Part 3. Write a one-paragraph reflection discussing what the video could mean to your own math teaching. Is it math? Is it teaching? Is it relevant to the work you will be doing in the classroom? Is there any connection to the earlier reading assignment Lockhart’s Lament? Any other thoughts?
Extra Credit. You can earn extra credit by responding to one of your classmates’ posts. As always, be kind, be respectful, be honest.
9.999… reasons that .999… = 1
This video shows all the different reasons why .999 = 1
Why Every Proof that .999… = 1 is Wrong
Tries to joke that .999 is not equal to 1. Shows why some techniques cant be used as an april fools joke.
The Calculus of Bad Driving
Driving slower doesn’t really help as much as leaving space between cars when it’s raining.
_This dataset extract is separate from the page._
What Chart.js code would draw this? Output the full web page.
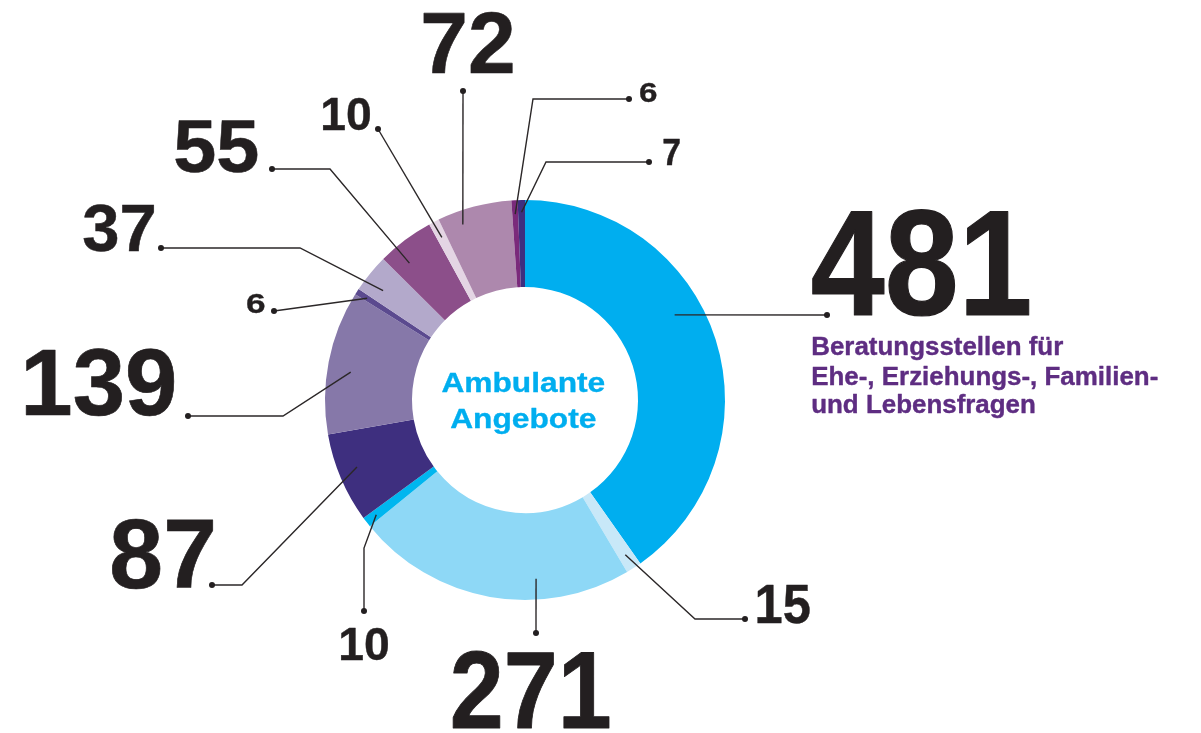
<!DOCTYPE html>
<html>
<head>
<meta charset="utf-8">
<script src="https://cdn.jsdelivr.net/npm/chart.js@4/dist/chart.umd.min.js"></script>
<style>
  html, body { margin: 0; padding: 0; background: #ffffff; }
  #wrap { width: 1201px; height: 733px; position: relative; }
</style>
</head>
<body>
<div id="wrap"><canvas id="c" width="1201" height="733"></canvas></div>
<script>
// ---- data ----
const categories = [
  'Beratungsstellen für Ehe-, Erziehungs-, Familien- und Lebensfragen',
  'Angebot 2', 'Angebot 3', 'Angebot 4', 'Angebot 5', 'Angebot 6', 'Angebot 7',
  'Angebot 8', 'Angebot 9', 'Angebot 10', 'Angebot 11', 'Angebot 12', 'Angebot 13'
];
const values = [481, 15, 271, 10, 87, 139, 6, 37, 55, 10, 72, 6, 7];
const centerTitle = ['Ambulante', 'Angebote'];
const highlightDescription = ['Beratungsstellen für', 'Ehe-, Erziehungs-, Familien-', 'und Lebensfragen'];

// ---- styles ----
const sliceColors = [
  '#00AEEF', '#C8E8F8', '#8ED8F6', '#00B6EF', '#3E2F7F', '#8678A9', '#5B4A8F',
  '#B3A9CB', '#8C4F8A', '#E4D5E4', '#AD88AD', '#7A2A7B', '#3E2F7F'
];
const FONT = '"Liberation Sans", Arial, Helvetica, sans-serif';
const INK = '#231F20';

// leader-line / label layout per slice
// t: position within slice angle, rf: radial fraction in ring, box: ink box [left, top, right, baseline]
const labelLayout = [
  { t: 0.417, rf: 0.68, elbow: null,       dot: [827, 315], box: [812, 210, 1030, 316] },
  { t: 0.5,   rf: 0.82, elbow: [695, 619], dot: [745, 619], box: [757, 584, 810, 623] },
  { t: 0.333, rf: 0.76, elbow: null,       dot: [536, 633], box: [452, 650, 610, 728] },
  { t: 0.5,   rf: 0.86, elbow: [364, 548], dot: [364, 611], box: [340, 627, 388, 660] },
  { t: 0.55,  rf: 0.78, elbow: [242, 585], dot: [212, 585], box: [112, 519, 213, 588] },
  { t: 0.455, rf: 0.73, elbow: [283, 416], dot: [188, 416], box: [25, 348, 175, 415] },
  { t: 0.5,   rf: 0.86, elbow: null,       dot: [274, 311], box: [247, 293, 265, 313] },
  { t: 0.35,  rf: 0.76, elbow: [300, 248], dot: [161, 248], box: [83, 204, 155, 251] },
  { t: 0.3,   rf: 0.76, elbow: [330, 169], dot: [272, 169], box: [175, 120, 258, 172] },
  { t: 0.5,   rf: 0.80, elbow: null,       dot: [378, 129], box: [322, 97, 370, 130] },
  { t: 0.28,  rf: 0.84, elbow: null,       dot: [463, 91],  box: [423, 12, 513, 73] },
  { t: 0.5,   rf: 0.84, elbow: [533, 99],  dot: [629, 99],  box: [640, 82, 657, 102] },
  { t: 0.5,   rf: 0.86, elbow: [546, 162], dot: [649, 162], box: [663, 139, 680, 165] }
];

// font size so that `sizer` has the given ink height; horizontal scale so `text` has the given ink width
function fitMetrics(ctx, text, sizer, heightPx, widthPx, stroke) {
  ctx.font = 'bold 100px ' + FONT;
  const m = ctx.measureText(sizer);
  const size = 100 * (heightPx - stroke) / m.actualBoundingBoxAscent;
  ctx.font = 'bold ' + size + 'px ' + FONT;
  const m2 = ctx.measureText(text);
  const inkW = m2.actualBoundingBoxLeft + m2.actualBoundingBoxRight;
  const sx = widthPx ? (widthPx - stroke) / inkW : 1;
  return { size, sx, left: m2.actualBoundingBoxLeft, inkW };
}
function drawScaled(ctx, text, fm, inkLeft, baseline, color, stroke) {
  ctx.save();
  ctx.font = 'bold ' + fm.size + 'px ' + FONT;
  ctx.textAlign = 'left';
  ctx.textBaseline = 'alphabetic';
  ctx.translate(inkLeft + stroke / 2, baseline - stroke / 2);
  ctx.scale(fm.sx, 1);
  ctx.fillStyle = color;
  ctx.fillText(text, fm.left, 0);
  if (stroke > 0) {
    ctx.strokeStyle = color;
    ctx.lineJoin = 'round';
    ctx.lineWidth = stroke / fm.sx;
    ctx.strokeText(text, fm.left, 0);
  }
  ctx.restore();
}

const leaderPlugin = {
  id: 'leaders',
  afterDraw(chart) {
    const ctx = chart.ctx;
    const meta = chart.getDatasetMeta(0);
    ctx.save();
    meta.data.forEach((arc, i) => {
      const L = labelLayout[i];
      if (!L) return;
      const p = arc.getProps(['x', 'y', 'startAngle', 'endAngle', 'innerRadius', 'outerRadius'], true);
      const a = p.startAngle + L.t * (p.endAngle - p.startAngle);
      const r = p.innerRadius + L.rf * (p.outerRadius - p.innerRadius);
      const ax = p.x + r * Math.cos(a);
      const ay = p.y + r * Math.sin(a);
      ctx.strokeStyle = '#2b2728';
      ctx.lineWidth = 1.4;
      ctx.beginPath();
      ctx.moveTo(ax, ay);
      if (L.elbow) ctx.lineTo(L.elbow[0], L.elbow[1]);
      ctx.lineTo(L.dot[0], L.dot[1]);
      ctx.stroke();
      ctx.fillStyle = INK;
      ctx.beginPath();
      ctx.arc(L.dot[0], L.dot[1], 3, 0, Math.PI * 2);
      ctx.fill();
      const txt = String(chart.data.datasets[0].data[i]);
      const [l, t, rr, b] = L.box;
      const stroke = Math.max(0.4, (b - t) * 0.01);
      const fm = fitMetrics(ctx, txt, txt, b - t, rr - l, stroke);
      drawScaled(ctx, txt, fm, l, b, INK, stroke);
    });
    // description of the largest slice
    {
      const st = 0.4;
      const fm = fitMetrics(ctx, highlightDescription[1], 'E', 18, 346, st);
      const baselines = [355.5, 385, 413.5];
      highlightDescription.forEach((line, k) => {
        ctx.font = 'bold ' + fm.size + 'px ' + FONT;
        const m = ctx.measureText(line);
        drawScaled(ctx, line, { size: fm.size, sx: fm.sx, left: m.actualBoundingBoxLeft }, 812, baselines[k], '#5E2D82', st);
      });
    }
    // centre title
    {
      const c = meta.data[0];
      const st = 0.4;
      const fmA = fitMetrics(ctx, centerTitle[0], 'A', 19.5, 164, st);
      const lines = [[centerTitle[0], 392], [centerTitle[1], 428.3]];
      lines.forEach(([txt, bl]) => {
        ctx.font = 'bold ' + fmA.size + 'px ' + FONT;
        const m = ctx.measureText(txt);
        const inkW = (m.actualBoundingBoxLeft + m.actualBoundingBoxRight) * fmA.sx;
        drawScaled(ctx, txt, { size: fmA.size, sx: fmA.sx, left: m.actualBoundingBoxLeft },
          c.x - 2 - inkW / 2, bl, '#00AEEF', st);
      });
    }
    ctx.restore();
  }
};

new Chart(document.getElementById('c'), {
  type: 'doughnut',
  data: {
    labels: categories,
    datasets: [{
      data: values,
      backgroundColor: sliceColors,
      borderWidth: 0,
      hoverOffset: 0
    }]
  },
  options: {
    responsive: false,
    animation: false,
    events: [],
    cutout: '56.5%',
    rotation: 0,
    layout: { padding: { left: 325, right: 476, top: 200, bottom: 133 } },
    plugins: { legend: { display: false }, tooltip: { enabled: false } }
  },
  plugins: [leaderPlugin]
});
</script>
</body>
</html>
This it because it takes longer for cars to decelerate to a full stop and the distance plays a greater role
I choose this video “9.999… reasons that .999… = 1”
This video shows all the different reasons why .999 = 1
Since I find it the most interesting I felt intrigued as well as somewhat dissatisfied about my original intuitions about the number .9999
I learned that most mathematicians define .9999 as equaling 1 since the rest of the arithmetic just works.
One question I have is that I wonder for what applications would having .999 not equal to 1 make it easier to use.
I believe this lesson shows an aspect of math that many people may not be aware of. That mathematics doesn’t need to have exact definitions and that definition variations based on application may simplify computation. Such as the invention of the imaginary numbers. Or in this video showing that .999 is equal to 1.